Il a ajouté : « Les documents révélés par le GSS ne sont qu’un petit aperçu de l’enfer qui se vivait là-bas. Nous continuerons à nous battre jusqu’à ce que tous les documents soient rendus publics et que les responsables de ces atrocités soient traduits en justice ».
De nombreuses preuves
Selon les documents, entre 250 et 300 individus étaient détenus dans la prison à un moment donné. Ils appartenaient à diverses organisations et partis politiques, dont Amal, le Hezbollah, le Parti communiste, le Fatah et le Front populaire de libération de la Palestine.
Israël a toujours affirmé qu’il n’avait rien à voir avec la tristement célèbre prison et que l’établissement était administré et sous l’autorité de l’ALS. Cependant, il a également reconnu avoir tenu des réunions avec les interrogateurs de la prison pour coopérer et aider le personnel de la SLA à se former.
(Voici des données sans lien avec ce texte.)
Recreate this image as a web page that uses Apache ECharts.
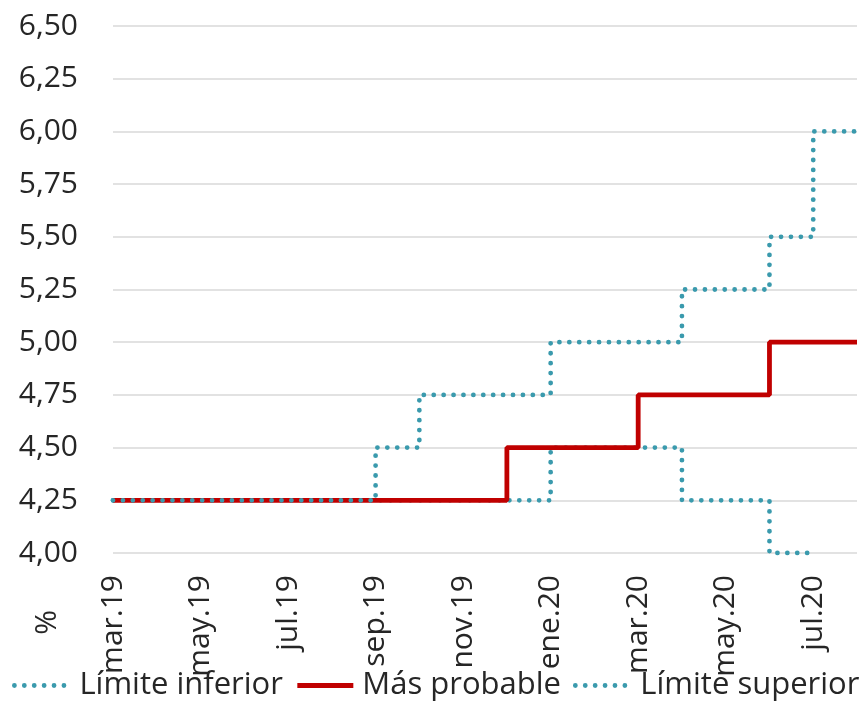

Human Rights Watch et d’autres groupes de défense des droits affirment qu’il existe de nombreuses preuves indiquant une implication directe d’Israël dans cette prison, notamment des visites fréquentes et une implication dans des interrogatoires.
D’anciens prisonniers disent avoir été frappés avec des tiges électroniques, suspendus par les poignets et placés dans de petites cellules qui ressemblaient à des « chenils pour chiens » en guise de punition.
Dans le document récemment déclassifié de 1987, sous une rubrique intitulée « Divers », il est écrit : « Aucun aveu n’est recueilli des personnes interrogées dans cet établissement, elles ne sont pas poursuivies, il n’y a pas d’ordre de détention à leur encontre et la durée de leur détention dépend de la gravité de leurs actes, sans aucune détermination de la durée de leur séjour en prison ».
Si les prisonniers étaient détenus sans inculpation et pour une durée indéterminée, cela mettrait l’établissement en violation du droit international.
Un autre document, écrit à la main et sans aucune information sur l’auteur ou sa fonction, décrit un détenu qui a été interrogé et torturé parce qu’il était soupçonné d’être « lié au Hezbollah » et qui « a reçu de l’électricité dans les doigts ».
Le Shin Bet est bien connu pour les méthodes brutales qu’il utilise contre les détenus, en particulier contre les prisonniers palestiniens.
Le Comité des Nations unies contre la torture a condamné les méthodes que le Shin Bet utilise lors des interrogatoires.
En 2019, Amnistie Internationale a condamné le Shin Bet pour la « torture autorisée par la loi » de Samir Arbeed, un Palestinien admis à l’hôpital avec des côtes cassées et une insuffisance rénale après son arrestation et son interrogatoire par les forces israéliennes.